The Met refuses to review costs associated with the majority of its workforce (police officers), most obviously failing to challenge the Mayor’s politically-driven demand for 32,000 police officers.
But what happens when you cut police staff? You often need more expensive officers to cover their work. This costs Londoners more, not less, and is a false economy.
A very obvious example of the organisational and income disparity between officers and staff, and the way in which staff incomes are under attack, is in the area of allowances.
Take ‘location allowance’ which is supposed to cover the ever-rising cost of living and working in one of the most expensive cities in the world. The costs that location allowance is supposed to compensate for – such as housing, council tax and food – are the same irrespective of whether you’re an officer or a member of staff.
This should mean location allowances are identical for all Met employees; after all, they do work for the same employer. But the differences are dramatic:
• For police staff, location allowance is £3,501 for inner London and £1,902 for outer London. Officers, on the other hand, receive £4,338 irrespective of their workplace. So police officers receive between £837 and £2,436 more for living and working in the same city as a member of police staff.
There is also real inequality when it comes to another of the costs associated with living and working in such an expensive city as London: travel:
• The cost of an annual season ticket (Zone 1 to Zone 6) for Transport for London (TfL) services will cost a member of police staff, like all members of the public, £2,288. For an officer it is free.
• The cost of an annual national rail season ticket (using Govia Thameslink from Bedford as an example covered by the ATOC scheme) for a member of police staff is £4,300. For a police officer it is only £480 (rising next year to £600).

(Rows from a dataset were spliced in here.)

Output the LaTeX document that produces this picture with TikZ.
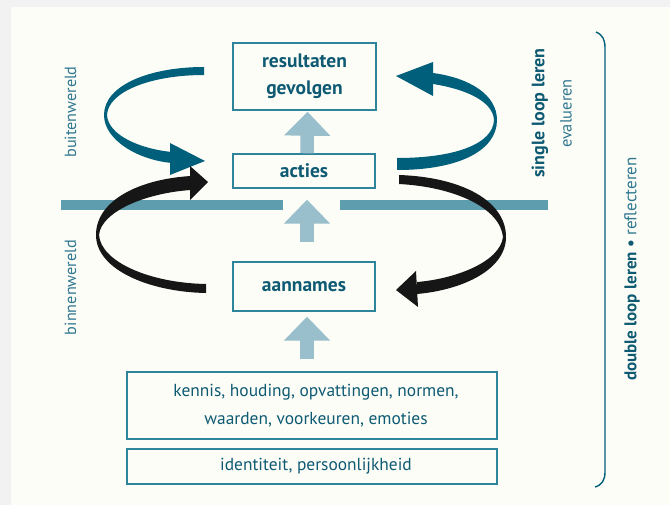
\documentclass[tikz,border=0pt]{standalone}
\usepackage{fontspec}
\setmainfont{PT Sans}
\usetikzlibrary{arrows.meta,calc}
\definecolor{panel}{HTML}{FDFDF7}
\definecolor{outer}{HTML}{F2F2F2}
\definecolor{dteal}{HTML}{005F7A}
\definecolor{boxcol}{HTML}{2E849B}
\definecolor{barcol}{HTML}{5D9DAE}
\definecolor{lightar}{HTML}{98BFCB}
\definecolor{blk}{HTML}{161616}
\definecolor{txtd}{HTML}{0E5A73}
\definecolor{txtl}{HTML}{2F7890}
\tikzset{
  box/.style={draw=boxcol, line width=1.4pt, fill=panel, inner sep=0pt, align=center, text=txtd},
  boldlbl/.style={font=\fontsize{19.5}{27}\selectfont\bfseries},
  reglbl/.style={font=\fontsize{17.4}{28}\selectfont},
  uparrow/.style={draw=lightar, line width=13.5pt, -{Triangle[width=45pt,length=24pt]}},
  sidelbl/.style={rotate=90, text=txtl, font=\fontsize{16.2}{18}\selectfont, inner sep=0pt},
}
\begin{document}
\begin{tikzpicture}[x=1pt,y=-1pt]
\useasboundingbox (0,0) rectangle (670,505);
\fill[outer] (0,0) rectangle (670,505);
\fill[panel] (11,7) rectangle (670,505);

% boxes
\node[box, boldlbl, minimum width=143pt, minimum height=67pt] (res) at (304.5,76.5) {resultaten\\gevolgen};
\node[box, boldlbl, minimum width=142pt, minimum height=34pt] (act) at (304,171) {acties};
\node[box, boldlbl, minimum width=142pt, minimum height=49pt] (aan) at (304,286.5) {aannames};
\node[box, reglbl, minimum width=370pt, minimum height=67pt] (ken) at (312,405.5) {\hspace*{8pt}kennis, houding, opvattingen, normen,\\\hspace*{8pt}waarden, voorkeuren, emoties};
\node[box, reglbl, minimum width=370pt, minimum height=35pt] (ide) at (312,466.5) {\hspace*{8pt}identiteit, persoonlijkheid};

% divider bar
\fill[barcol] (61,200) rectangle (283,210);
\fill[barcol] (340,200) rectangle (548,210);

% light arrows
\draw[uparrow] ([xshift=3pt]act.north) -- ([xshift=3pt,yshift=-1pt]res.south);
\draw[uparrow] ([xshift=3pt,yshift=19pt]aan.north) -- ([xshift=3pt,yshift=-11pt]act.south);
\draw[uparrow] ([xshift=-5pt,yshift=12pt]ken.north) -- ([xshift=3pt,yshift=-5pt]aan.south);

% teal left loop
\fill[dteal] (204,67) .. controls (150,67) and (104,85) .. (104,115)
  .. controls (104,140) and (138,160) .. (172,163) -- (172,152)
  .. controls (140,149) and (108,135) .. (107,115)
  .. controls (108,92) and (150,75) .. (204,75) -- cycle;
\fill[dteal] (170,143) -- (205,161) -- (170,175) -- cycle;
% teal right loop
\fill[dteal] (397,170) .. controls (460,170) and (497,150) .. (497,120)
  .. controls (497,95) and (470,78) .. (433,73) -- (433,84)
  .. controls (465,89) and (493,101) .. (494,120)
  .. controls (493,144) and (455,158) .. (397,158) -- cycle;
\fill[dteal] (433,62) -- (396,76) -- (433,96) -- cycle;
% black left loop
\fill[blk] (206,293) .. controls (150,292) and (96,270) .. (96,235)
  .. controls (96,200) and (140,179) .. (191,176) -- (191,190)
  .. controls (145,193) and (101,212) .. (99,235)
  .. controls (101,262) and (150,283) .. (206,284) -- cycle;
\fill[blk] (190,166) -- (208,182) -- (190,200) -- cycle;
% black right loop
\fill[blk] (399,175) .. controls (460,177) and (506,200) .. (506,237)
  .. controls (506,270) and (462,290) .. (417,294) -- (417,282)
  .. controls (455,279) and (500,262) .. (503,237)
  .. controls (500,208) and (455,187) .. (399,184) -- cycle;
\fill[blk] (416,271) -- (396,290) -- (418,307) -- cycle;

% side labels
\node[sidelbl] (buit) at (70.5,112) {buitenwereld};
\node[sidelbl] (binn) at (70.5,287.5) {binnenwereld};
\node[rotate=90, inner sep=0pt, text=txtd, font=\fontsize{18}{20}\selectfont\bfseries] (sll) at (540,113) {single loop leren};
\node[rotate=90, inner sep=0pt, text=txtl, font=\fontsize{16.4}{18}\selectfont] (eva) at (566,113.5) {evalueren};
\node[rotate=90, inner sep=0pt, font=\fontsize{17}{19}\selectfont] (dll) at (632,269) {\textcolor{txtd}{\bfseries double loop leren •} \textcolor{txtl}{reflecteren}};

% bracket
\draw[dteal, line width=1.4pt] (596,32) .. controls (603,35) and (605,40) .. (605,48) -- (605,472) .. controls (605,480) and (602,485) .. (595,487);
\end{tikzpicture}
\end{document}
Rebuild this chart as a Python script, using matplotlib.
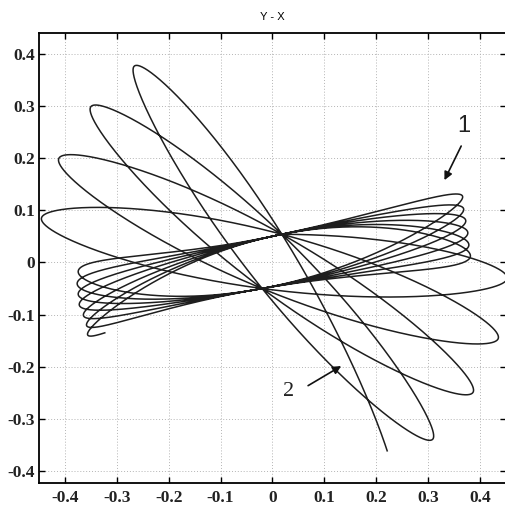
import numpy as np
import matplotlib
matplotlib.use("Agg")
import matplotlib.pyplot as plt

# two fixed crossing points every swing passes through (upper / lower pinch)
pinch_upper = (0.018, 0.054)
pinch_lower = (-0.020, -0.050)

# turning points of trajectory 1, in order (first and last only set direction)
tips1_x = [0.362, -0.374, 0.366, -0.376, 0.368, -0.374, 0.372, -0.372,
           0.376, -0.364, 0.378, -0.358, 0.381, -0.356, 0.383]
tips1_y = [0.145, -0.015, 0.123, -0.038, 0.099, -0.058, 0.077, -0.078,
           0.054, -0.098, 0.031, -0.117, 0.010, -0.135, -0.013]
end1 = 0.5  # how far past the last drawn tip the hook goes (rad)

# turning points of trajectory 2, in order
tips2_x = [-0.455, 0.452, -0.445, 0.435, -0.412, 0.387, -0.351, 0.310, -0.268, 0.235]
tips2_y = [-0.030, -0.032, 0.086, -0.146, 0.199, -0.248, 0.297, -0.337, 0.374, -0.430]
end2 = 2.69

xticks = [-0.4, -0.3, -0.2, -0.1, 0, 0.1, 0.2, 0.3, 0.4]
yticks = [-0.4, -0.3, -0.2, -0.1, 0, 0.1, 0.2, 0.3, 0.4]


def swing(tx, ty, t_start, t_end, n=6000):
    T = np.column_stack([tx, ty])
    pu = np.array(pinch_upper)
    pl = np.array(pinch_lower)
    c0 = (pu + pl) / 2
    w = (pu - pl) / 2
    t = np.linspace(t_start, t_end, n)
    k = np.clip(np.floor(t / np.pi).astype(int), 0, len(T) - 2)
    ta, tb = T[k], T[k + 1]
    sgn = np.where(k % 2 == 0, 1.0, -1.0)[:, None]
    D = sgn * (ta - tb) / 2
    S = (ta + tb) / 2 - c0
    c = np.cos(t)[:, None]
    s = np.sin(t)[:, None]
    P = c0 + w * s + D * c + S * c ** 2
    return P[:, 0], P[:, 1]


fig = plt.figure(figsize=(5.06, 5.07), dpi=100)
ax = fig.add_axes([39 / 506, 1 - 483 / 507, 467 / 506, 450 / 507])

x1, y1 = swing(tips1_x, tips1_y, np.pi / 2, (len(tips1_x) - 2) * np.pi + end1)
x2, y2 = swing(tips2_x, tips2_y, np.pi / 2, (len(tips2_x) - 2) * np.pi + end2)
ax.plot(x1, y1, color="#1e1e1e", lw=1.1)
ax.plot(x2, y2, color="#1e1e1e", lw=1.1)

ax.set_xlim(-0.45, 0.45)
ax.set_ylim(-0.423, 0.44)
ax.set_xticks(xticks)
ax.set_yticks(yticks)
ax.set_xticklabels(["0" if v == 0 else f"{v:.1f}" for v in xticks])
ax.set_yticklabels(["0" if v == 0 else f"{v:.1f}" for v in yticks])
ax.grid(True, linestyle=(0, (1, 2)), color="#b4b4b4", lw=0.7)
ax.tick_params(direction="in", length=4, width=1, top=True, right=True,
               labelsize=12.5)
ax.tick_params(axis="x", pad=5)
ax.tick_params(axis="y", pad=3)
for lab in ax.get_xticklabels() + ax.get_yticklabels():
    lab.set_family("Liberation Serif")
    lab.set_weight("bold")
    lab.set_color("#222222")
for sp in ax.spines.values():
    sp.set_linewidth(1.3)

ax.set_title("Y - X", fontsize=8, family="Liberation Sans", pad=9)

# labels and arrows
ax.text(0.368, 0.262, "1", fontsize=17, family="Liberation Sans",
        ha="center", va="center", color="#222222")
ax.annotate("", xy=(0.329, 0.153), xytext=(0.366, 0.228),
            arrowprops=dict(arrowstyle="-|>", color="#111111", lw=1.2, mutation_scale=12))
ax.text(0.031, -0.247, "2", fontsize=16, family="Liberation Serif",
        ha="center", va="center", color="#222222")
ax.annotate("", xy=(0.137, -0.196), xytext=(0.064, -0.239),
            arrowprops=dict(arrowstyle="-|>", color="#111111", lw=1.2, mutation_scale=12))

fig.savefig("out.png", dpi=100)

The Commissioner recognised this when he admitted on the Met’s internal employee forum last July that “Police staff who don’t have the support of subsidised travel in many ways face greater challenges with cost of living pressures [than do officers]”. The Met currently subsidises police officer travel to the tune of over £10 million per year. Staff get nothing.
PCS members are constantly told that these free or subsidised travel arrangements are given to officers as they have the power to intervene if an incident occurs on a train. However, this argument doesn’t necessarily add up when you consider that arrangements extend to pregnant officers.
In total, police officers receive thousands of pounds more than a member of police staff who might live on the same street, pay the same mortgage or rent, and travel on the same buses and transport networks.
However, the Met believes the officer – usually on a basic income considerably more than a member of police staff – deserves a subsidy whilst the member of staff (who keeps being told that she or he is also a “valued member of the police family”) must get by without this assistance.
The Met’s response when PCS makes these arguments – most recently during last year’s annual pay talks – is that the Met can’t afford to pay more, despite having over £400 million currently sitting in its reserves (or savings).
PCS opposes this increasing “us and them” culture that’s developing in the Met. We believe it’s bad for the Met and bad for Londoners. It’s partly based on a false distinction which sees police staff referred to as “back office”, whilst police officers are on the “frontline”.
In reality this is a distortion of the real way in which London is policed.
For example, thousands of PCS members directly engage with the public – police and community support officer (PCSO)s who patrol the streets, designated detention officer (DDO)s who staff custody suites, and the hundreds of staff at MetCC answering 999 and 101 calls and despatching officers to scene of crimes.
Other police staff deliver specialist, technical and administrative expertise across London.
But “back office”, a dismissive term used by rightwing politicians and pundits to imply a public sector job is of little value, trivialises the importance of their work. When “back office” jobs get cut, warranted police officers are often taken off the streets to cover this work.
This in turn takes these officers away from operational policing.